▶ [Description of the task]: Return the material word for word. Do not include the pictures.

▶ [Dataset extract]:

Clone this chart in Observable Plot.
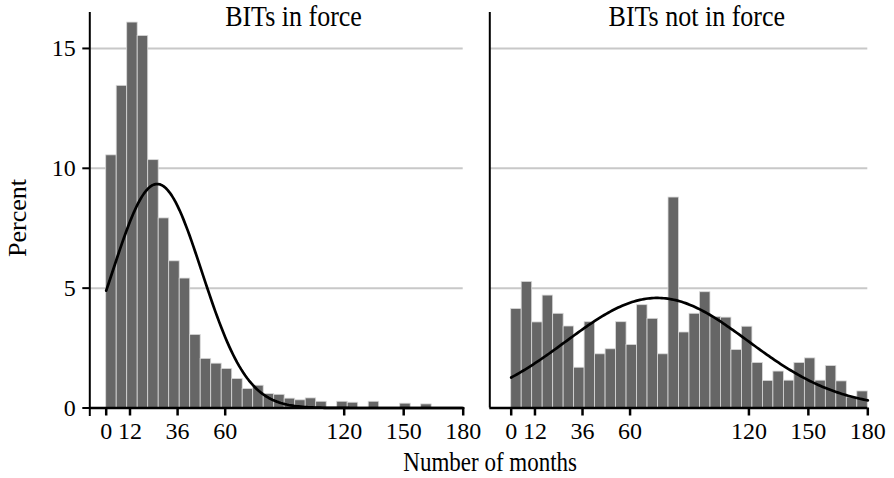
<!DOCTYPE html>
<html>
<head>
<meta charset="utf-8">
<script src="https://cdn.jsdelivr.net/npm/d3@7"></script>
<script src="https://cdn.jsdelivr.net/npm/@observablehq/plot@0.6"></script>
<style>
  body { margin: 0; background: #fff; }
  #wrap { position: relative; width: 894px; height: 478px; overflow: hidden; }
  #wrap svg { position: absolute; top: 0; overflow: visible; }
</style>
</head>
<body>
<div id="wrap"></div>
<script>
// ---- data ----
const binWidth = 180 / 34;               // months per bar
const xTicks = [0, 12, 36, 60, 120, 150, 180];
const yTicks = [0, 5, 10, 15];
const panelTitles = ["BITs in force", "BITs not in force"];
const xTitle = "Number of months";
const yTitle = "Percent";

// percent of observations per bin (34 bins from 0 to 180 months)
const inForcePct = [10.54, 13.44, 16.08, 15.52, 10.34, 7.91, 6.12, 5.40, 3.05, 2.05,
                    1.85, 1.63, 1.21, 0.79, 0.93, 0.58, 0.55, 0.39, 0.32, 0.40,
                    0.26, 0, 0.26, 0.22, 0, 0.26, 0, 0, 0.18, 0,
                    0.15, 0, 0, 0];
const notInForcePct = [4.13, 5.26, 3.57, 4.69, 3.93, 3.40, 1.68, 3.58, 2.24, 2.45,
                       3.58, 2.63, 4.29, 3.72, 2.24, 8.78, 3.15, 3.93, 4.83, 3.79,
                       3.77, 2.42, 3.39, 1.88, 1.13, 1.52, 1.14, 1.88, 2.07, 1.14,
                       1.75, 1.11, 0.44, 0.69];

// fitted normal curves (mean, sd in months)
const inForceFit = {mean: 25.7, sd: 22.6};
const notInForceFit = {mean: 73.7, sd: 46.0};

// ---- helpers ----
function binTable(pcts) {
  return pcts.map((p, i) => ({x1: i * binWidth, x2: (i + 1) * binWidth, pct: p}))
             .filter(d => d.pct > 0);
}
function normalCurve({mean, sd}) {
  const pts = [];
  for (let m = 0; m <= 180; m += 1) {
    pts.push({x: m, y: 100 * binWidth * Math.exp(-((m - mean) ** 2) / (2 * sd * sd)) / (sd * Math.sqrt(2 * Math.PI))});
  }
  return pts;
}

const font = '"Liberation Serif", "Times New Roman", serif';

function panel({pcts, fit, title, width, marginLeft, marginRight, xMin, showY, titleDx, extra = []}) {
  return Plot.plot({
    width, height: 478,
    marginLeft, marginRight, marginTop: 12, marginBottom: 70.5,
    style: {fontFamily: font, fontSize: "24px", background: "transparent", overflow: "visible", color: "black"},
    x: {domain: [xMin, 180]},
    y: {domain: [0, 16.5], axis: showY ? undefined : null},
    marks: [
      Plot.ruleY([5, 10, 15], {stroke: "#c8c8c8", strokeWidth: 2}),
      Plot.rectY(binTable(pcts), {x1: "x1", x2: "x2", y1: 0, y2: "pct", fill: "#666666", stroke: "#d9d9d9", strokeWidth: 0.8}),
      Plot.line(normalCurve(fit), {x: "x", y: "y", stroke: "black", strokeWidth: 2.7}),
      Plot.ruleY([0], {stroke: "black", strokeWidth: 2.5}),
      Plot.ruleX([xMin], {y1: showY ? -0.35 : 0, y2: 16.5, stroke: "black", strokeWidth: 2}),
      Plot.axisX(xTicks, {tickSize: 8, tickPadding: 6, strokeWidth: 2.5, fontSize: 24, label: null}),
      showY ? Plot.axisY(yTicks, {tickSize: 7, tickPadding: 7, strokeWidth: 2, fontSize: 24, label: null}) : null,
      Plot.text([title], {frameAnchor: "top", dx: titleDx, dy: 13.7, textAnchor: "middle", lineAnchor: "bottom", fontSize: 26}),
      ...extra
    ]
  });
}

// stretch the title texts vertically, about their own anchor
function stretchTitles(svg, names, sy) {
  svg.querySelectorAll("text").forEach(t => {
    if (!names.includes(t.textContent)) return;
    const x = +(t.getAttribute("x") || 0), y = +(t.getAttribute("y") || 0);
    const tr = t.getAttribute("transform") || "";
    t.setAttribute("transform", `${tr} translate(${x},${y}) scale(1,${sy}) translate(${-x},${-y})`);
  });
}

const wrap = document.getElementById("wrap");

const left = panel({
  pcts: inForcePct, fit: inForceFit, title: panelTitles[0],
  width: 470, marginLeft: 89.3, marginRight: 7.3, xMin: -8.27, showY: true, titleDx: 17,
  extra: [
    Plot.text([yTitle], {frameAnchor: "left", rotate: -90, dx: -72.6, dy: 7.75, textAnchor: "middle", lineAnchor: "middle", fontSize: 26})
  ]
});
left.style.left = "0px";
stretchTitles(left, [panelTitles[0]], 1.17);
wrap.appendChild(left);

const right = panel({
  pcts: notInForcePct, fit: notInForceFit, title: panelTitles[1],
  width: 424, marginLeft: 19.3, marginRight: 26.7, xMin: -10.8, showY: false, titleDx: 18,
  extra: [
    Plot.text([xTitle], {frameAnchor: "bottom-left", dx: 0.4, dy: 62.5, textAnchor: "middle", lineAnchor: "bottom", fontSize: 23})
  ]
});
right.style.left = "470px";
stretchTitles(right, [panelTitles[1], xTitle], 1.17);
wrap.appendChild(right);
</script>
</body>
</html>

▶ [Result of the exercise]:
Clone this chart in Observable Plot.
<!DOCTYPE html>
<html>
<head>
<meta charset="utf-8">
<script src="https://cdn.jsdelivr.net/npm/d3@7"></script>
<script src="https://cdn.jsdelivr.net/npm/@observablehq/plot@0.6"></script>
<style>
  body { margin: 0; background: #fff; }
  #wrap { position: relative; width: 894px; height: 478px; overflow: hidden; }
  #wrap svg { position: absolute; top: 0; overflow: visible; }
</style>
</head>
<body>
<div id="wrap"></div>
<script>
// ---- data ----
const binWidth = 180 / 34;               // months per bar
const xTicks = [0, 12, 36, 60, 120, 150, 180];
const yTicks = [0, 5, 10, 15];
const panelTitles = ["BITs in force", "BITs not in force"];
const xTitle = "Number of months";
const yTitle = "Percent";

// percent of observations per bin (34 bins from 0 to 180 months)
const inForcePct = [10.54, 13.44, 16.08, 15.52, 10.34, 7.91, 6.12, 5.40, 3.05, 2.05,
                    1.85, 1.63, 1.21, 0.79, 0.93, 0.58, 0.55, 0.39, 0.32, 0.40,
                    0.26, 0, 0.26, 0.22, 0, 0.26, 0, 0, 0.18, 0,
                    0.15, 0, 0, 0];
const notInForcePct = [4.13, 5.26, 3.57, 4.69, 3.93, 3.40, 1.68, 3.58, 2.24, 2.45,
                       3.58, 2.63, 4.29, 3.72, 2.24, 8.78, 3.15, 3.93, 4.83, 3.79,
                       3.77, 2.42, 3.39, 1.88, 1.13, 1.52, 1.14, 1.88, 2.07, 1.14,
                       1.75, 1.11, 0.44, 0.69];

// fitted normal curves (mean, sd in months)
const inForceFit = {mean: 25.7, sd: 22.6};
const notInForceFit = {mean: 73.7, sd: 46.0};

// ---- helpers ----
function binTable(pcts) {
  return pcts.map((p, i) => ({x1: i * binWidth, x2: (i + 1) * binWidth, pct: p}))
             .filter(d => d.pct > 0);
}
function normalCurve({mean, sd}) {
  const pts = [];
  for (let m = 0; m <= 180; m += 1) {
    pts.push({x: m, y: 100 * binWidth * Math.exp(-((m - mean) ** 2) / (2 * sd * sd)) / (sd * Math.sqrt(2 * Math.PI))});
  }
  return pts;
}

const font = '"Liberation Serif", "Times New Roman", serif';

function panel({pcts, fit, title, width, marginLeft, marginRight, xMin, showY, titleDx, extra = []}) {
  return Plot.plot({
    width, height: 478,
    marginLeft, marginRight, marginTop: 12, marginBottom: 70.5,
    style: {fontFamily: font, fontSize: "24px", background: "transparent", overflow: "visible", color: "black"},
    x: {domain: [xMin, 180]},
    y: {domain: [0, 16.5], axis: showY ? undefined : null},
    marks: [
      Plot.ruleY([5, 10, 15], {stroke: "#c8c8c8", strokeWidth: 2}),
      Plot.rectY(binTable(pcts), {x1: "x1", x2: "x2", y1: 0, y2: "pct", fill: "#666666", stroke: "#d9d9d9", strokeWidth: 0.8}),
      Plot.line(normalCurve(fit), {x: "x", y: "y", stroke: "black", strokeWidth: 2.7}),
      Plot.ruleY([0], {stroke: "black", strokeWidth: 2.5}),
      Plot.ruleX([xMin], {y1: showY ? -0.35 : 0, y2: 16.5, stroke: "black", strokeWidth: 2}),
      Plot.axisX(xTicks, {tickSize: 8, tickPadding: 6, strokeWidth: 2.5, fontSize: 24, label: null}),
      showY ? Plot.axisY(yTicks, {tickSize: 7, tickPadding: 7, strokeWidth: 2, fontSize: 24, label: null}) : null,
      Plot.text([title], {frameAnchor: "top", dx: titleDx, dy: 13.7, textAnchor: "middle", lineAnchor: "bottom", fontSize: 26}),
      ...extra
    ]
  });
}

// stretch the title texts vertically, about their own anchor
function stretchTitles(svg, names, sy) {
  svg.querySelectorAll("text").forEach(t => {
    if (!names.includes(t.textContent)) return;
    const x = +(t.getAttribute("x") || 0), y = +(t.getAttribute("y") || 0);
    const tr = t.getAttribute("transform") || "";
    t.setAttribute("transform", `${tr} translate(${x},${y}) scale(1,${sy}) translate(${-x},${-y})`);
  });
}

const wrap = document.getElementById("wrap");

const left = panel({
  pcts: inForcePct, fit: inForceFit, title: panelTitles[0],
  width: 470, marginLeft: 89.3, marginRight: 7.3, xMin: -8.27, showY: true, titleDx: 17,
  extra: [
    Plot.text([yTitle], {frameAnchor: "left", rotate: -90, dx: -72.6, dy: 7.75, textAnchor: "middle", lineAnchor: "middle", fontSize: 26})
  ]
});
left.style.left = "0px";
stretchTitles(left, [panelTitles[0]], 1.17);
wrap.appendChild(left);

const right = panel({
  pcts: notInForcePct, fit: notInForceFit, title: panelTitles[1],
  width: 424, marginLeft: 19.3, marginRight: 26.7, xMin: -10.8, showY: false, titleDx: 18,
  extra: [
    Plot.text([xTitle], {frameAnchor: "bottom-left", dx: 0.4, dy: 62.5, textAnchor: "middle", lineAnchor: "bottom", fontSize: 23})
  ]
});
right.style.left = "470px";
stretchTitles(right, [panelTitles[1], xTitle], 1.17);
wrap.appendChild(right);
</script>
</body>
</html>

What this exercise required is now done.